Furthermore, a program that executes a process that involves I/O access to a peripheral device typically repeats I/O accesses without taking into account the presence of other programs. Thus, for example, if a single device, such as a disk I/O, is successively accessed, delays occur in the disk I/Os for other programs and the disk I/O for memory swapping of the OS itself, so that the CPU usage rate is increased in a composite manner.
Still further, in the case where the task priority level of a main thread is changed to the idle level, if data that has not yet read remain in the main thread after completion of the I/O access, the I/O access from another process may not be accepted depending on the design of the OS. In this case, changing the task priority level to the idle level (the lowest priority level) itself can cause an increase of the CPU usage rate.

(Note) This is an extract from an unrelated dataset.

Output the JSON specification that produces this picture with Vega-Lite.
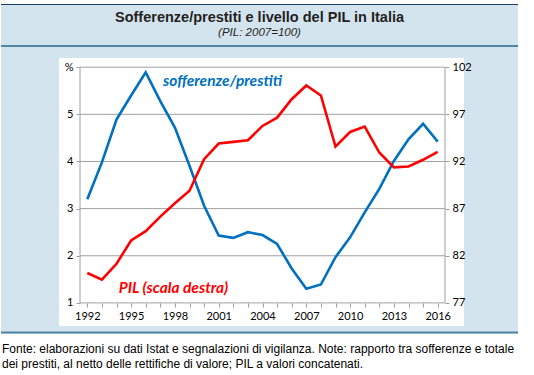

On the other hand, when the program itself specifies the execution priority level in detail, it is ensured that the effect of the program on the CPU usage rate of the entire system can be reduced. However, it cannot be expected that such an option is implemented on all the programs running on the OS. In addition, since such an option is designed only for the relevant program process, the CPU usage rate of the entire system cannot be controlled if even one program that does not have such an option is executed.
In addition, when the suspension time of a relevant process is calculated from the ratio between the CPU usage rate of the relevant process and the CPU usage rate of the entire system, and the process is suspended temporarily, there is a problem that the calculation of the suspension time takes a certain time, and it is difficult to quickly control the process in response to the actual activation thereof or actual execution state thereof.
With these critical observations in mind, the invention herein is provided.